Why You Need sccache

As the maintainer of a reasonably popular open source project written in Rust, I find myself cloning PRs and swapping between branches dozens of times a day. In doing so, I often blow away Rust's compilation cache either via git clean -xf . or by changing dependency versions.

Having a build cache that is separate from the project is a huge win for compile times, which is why I use sccache.

For those unaware, sccache is a build tool for C, C++ and Rust projects that stands in front of the compiler. If a given file's hash is the same across calls to the compiler, sccache reuses the previous result. This cache is compiler–and project agnostic. In my case, it sits in $HOME/.scccache, but you can set it up with AWS S3, Redis or a myriad of other options.

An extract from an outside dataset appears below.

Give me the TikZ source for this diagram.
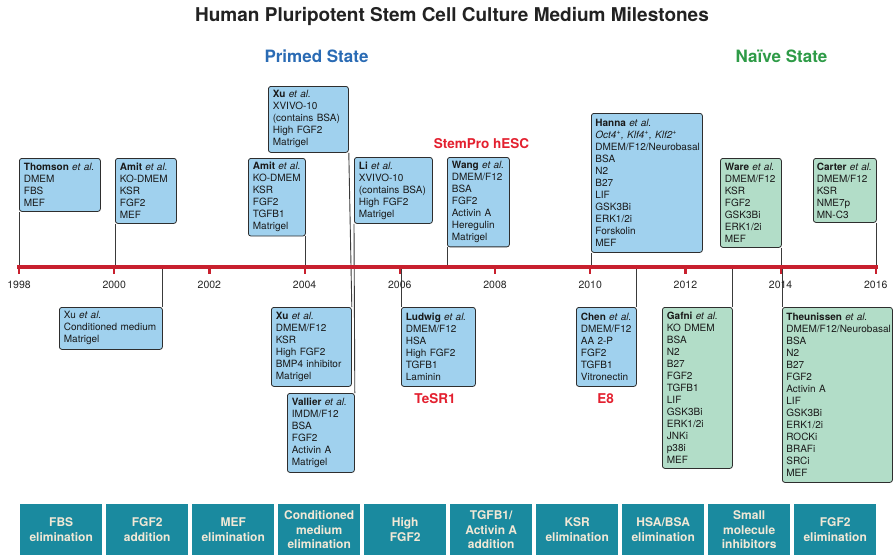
\documentclass[tikz,border=0pt]{standalone}
\usepackage{fontspec}
\setmainfont{TeX Gyre Heros}
\definecolor{pfill}{HTML}{A0D1EE}
\definecolor{nfill}{HTML}{B2DDC8}
\definecolor{boxline}{HTML}{2E2E2E}
\definecolor{connline}{HTML}{3A3A3A}
\definecolor{tlred}{HTML}{C8202E}
\definecolor{medred}{HTML}{E3202F}
\definecolor{primedblue}{HTML}{2A6BB4}
\definecolor{naivegreen}{HTML}{2E9B47}
\definecolor{teal1}{HTML}{1A8A9F}
\definecolor{cream}{HTML}{F1E8D6}
\definecolor{titlegray}{HTML}{222222}
\begin{document}
\begin{tikzpicture}[x=1pt,y=-1pt,
  mbox/.style={draw=boxline, line width=0.8pt, rounded corners=2.5pt, inner xsep=4.5pt, inner ysep=4pt, align=left, anchor=north west, font=\fontsize{10}{12}\selectfont, text=black!90},
  pbox/.style={mbox, fill=pfill},
  nbox/.style={mbox, fill=nfill},
  conn/.style={draw=connline, line width=0.9pt},
  yearlbl/.style={font=\fontsize{10.5}{12}\selectfont, text=black!85},
  medlbl/.style={font=\bfseries\fontsize{13.5}{15}\selectfont, text=medred},
  statelbl/.style={font=\bfseries\fontsize{17}{19}\selectfont},
  bar/.style={fill=teal1, text=cream, font=\bfseries\fontsize{12}{14.5}\selectfont, align=center, minimum width=82pt, minimum height=51pt, inner sep=0pt, anchor=north west}
]
\path[use as bounding box] (0,0) rectangle (893,555);

% titles
\node[font=\bfseries\fontsize{19}{22}\selectfont, text=titlegray] (title) at (452,16) {Human Pluripotent Stem Cell Culture Medium Milestones};
\node[statelbl, text=primedblue] (primed) at (316.5,56) {Primed State};
\node[statelbl, text=naivegreen] (naive) at (781.5,56) {Naïve State};

% timeline reference
\coordinate (tl) at (0,267);

% boxes above
\node[pbox, text width=72pt, minimum height=53pt] (thomson) at (19,158) {\textbf{Thomson} \textit{et al.}\\DMEM\\FBS\\MEF};
\node[pbox, text width=52pt, minimum height=65pt] (amitA) at (115,158) {\textbf{Amit} \textit{et al.}\\KO-DMEM\\KSR\\FGF2\\MEF};
\node[pbox, text width=48pt, minimum height=77pt] (amitB) at (248,158) {\textbf{Amit} \textit{et al.}\\KO-DMEM\\KSR\\FGF2\\TGFB1\\Matrigel};
\node[pbox, text width=71pt, minimum height=66pt] (xutop) at (268,86) {\textbf{Xu} \textit{et al.}\\XVIVO-10\\(contains BSA)\\High FGF2\\Matrigel};
\node[pbox, text width=69pt, minimum height=66pt] (li) at (354,157) {\textbf{Li} \textit{et al.}\\XVIVO-10\\(contains BSA)\\High FGF2\\Matrigel};
\node[pbox, text width=53pt, minimum height=89pt] (wang) at (447,157) {\textbf{Wang} \textit{et al.}\\DMEM/F12\\BSA\\FGF2\\Activin A\\Heregulin\\Matrigel};
\node[pbox, inner xsep=4pt, text width=103pt, minimum height=139pt] (hanna) at (591,113) {\textbf{Hanna} \textit{et al.}\\\textit{Oct4\textsuperscript{+}, Klf4\textsuperscript{+}, Klf2\textsuperscript{+}}\\DMEM/F12/Neurobasal\\BSA\\N2\\B27\\LIF\\GSK3Bi\\ERK1/2i\\Forskolin\\MEF};
\node[nbox, text width=52pt, minimum height=89pt] (ware) at (720,158) {\textbf{Ware} \textit{et al.}\\DMEM/F12\\KSR\\FGF2\\GSK3Bi\\ERK1/2i\\MEF};
\node[nbox, inner xsep=3.5pt, text width=56pt, minimum height=64pt] (carter) at (813,158) {\textbf{Carter} \textit{et al.}\\DMEM/F12\\KSR\\NME7p\\MN-C3};

% boxes below
\node[pbox, text width=94pt, minimum height=42pt] (xub) at (59,307) {Xu \textit{et al.}\\Conditioned medium\\Matrigel};
\node[pbox, text width=71pt, minimum height=79pt] (xuc) at (271,307) {\textbf{Xu} \textit{et al.}\\DMEM/F12\\KSR\\High FGF2\\BMP4 inhibitor\\Matrigel};
\node[pbox, text width=58pt, minimum height=79pt] (vallier) at (287,393) {\textbf{Vallier} \textit{et al.}\\IMDM/F12\\BSA\\FGF2\\Activin A\\Matrigel};
\node[pbox, text width=65pt, minimum height=79pt] (ludwig) at (401,307) {\textbf{Ludwig} \textit{et al.}\\DMEM/F12\\HSA\\High FGF2\\TGFB1\\Laminin};
\node[pbox, text width=51pt, minimum height=79pt] (chen) at (576,307) {\textbf{Chen} \textit{et al.}\\DMEM/F12\\AA 2-P\\FGF2\\TGFB1\\Vitronectin};
\node[nbox, text width=61pt, minimum height=161pt] (gafni) at (662,307) {\textbf{Gafni} \textit{et al.}\\KO DMEM\\BSA\\N2\\B27\\FGF2\\TGFB1\\LIF\\GSK3Bi\\ERK1/2i\\JNKi\\p38i\\MEF};
\node[nbox, inner xsep=4pt, text width=102pt, minimum height=175pt] (theunissen) at (782,307) {\textbf{Theunissen} \textit{et al.}\\DMEM/F12/Neurobasal\\BSA\\N2\\B27\\FGF2\\Activin A\\LIF\\GSK3Bi\\ERK1/2i\\ROCKi\\BRAFi\\SRCi\\MEF};

% medium labels
\node[medlbl] (stempro) at (481.5,144) {StemPro hESC};
\node[medlbl] (tesr) at (435,399) {TeSR1};
\node[medlbl] (e8) at (605.5,399) {E8};

% connectors
\draw[conn] (thomson.south west) -- (thomson.south west |- tl);
\draw[conn] (amitA.south west) -- (amitA.south west |- tl);
\draw[conn] (amitB.south east) -- (amitB.south east |- tl);
\draw[conn] (xutop.south east) -- (xuc.north east);
\draw[conn] (li.south west) -- (vallier.north east);
\draw[conn] (wang.south west) -- (wang.south west |- tl);
\draw[conn] (hanna.south west) -- (hanna.south west |- tl);
\draw[conn] (ware.south east) -- (ware.south east |- tl);
\draw[conn] (carter.south east) -- (carter.south east |- tl);
\draw[conn] (xub.north east) -- (xub.north east |- tl);
\draw[conn] (ludwig.north west) -- (ludwig.north west |- tl);
\draw[conn] (chen.north east) -- (chen.north east |- tl);
\draw[conn] (gafni.north east) -- (gafni.north east |- tl);
\draw[conn] (theunissen.north west) -- (theunissen.north west |- tl);

% timeline
\draw[tlred, line width=4pt] (17,267) -- (878,267);
\foreach \yr in {1998,2000,...,2016} {
  \draw[tlred, line width=2.2pt] ({19+(\yr-1998)*47.6},267) -- ++(0,6.5);
  \node[yearlbl] (yr\yr) at ({19+(\yr-1998)*47.6},285) {\yr};
}

% bottom bar
\node[bar] (b0) at (20,504) {FBS\\elimination};
\node[bar] (b1) at (106,504) {FGF2\\addition};
\node[bar] (b2) at (192,504) {MEF\\elimination};
\node[bar] (b3) at (278,504) {Conditioned\\medium\\elimination};
\node[bar] (b4) at (364,504) {High\\FGF2};
\node[bar] (b5) at (450,504) {TGFB1/\\Activin A\\addition};
\node[bar] (b6) at (536,504) {KSR\\elimination};
\node[bar] (b7) at (622,504) {HSA/BSA\\elimination};
\node[bar] (b8) at (708,504) {Small\\molecule\\inhibitors};
\node[bar] (b9) at (794,504) {FGF2\\elimination};
\end{tikzpicture}
\end{document}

If a dependency is cached from a compile in one project, it is available for a build in another.

In short: you need sccache if you are frequently swapping between branches with similar (but not identical) dependencies or expect to frequently delete Rust's disk cache.

Why You Don't Need sccache

If you are working in a single branch on a project whose dependencies remain somewhat stable, sccache might actually increase your compile time. Since sccache has to hit the disk (or even the network) regardless of whether it is a cache hit, a little bit of latency is added. If you expect most compiles to be cache hits or most compiles to be cache misses, sccache is no more useful than the built-in caching cargo provides.

In that case you should not use sccache.

Wrap-Up

Regardless of whether you install sccache on your machine, it is a neat little technology. I would recommend the curious reader take a look for themselves. You might be inspired.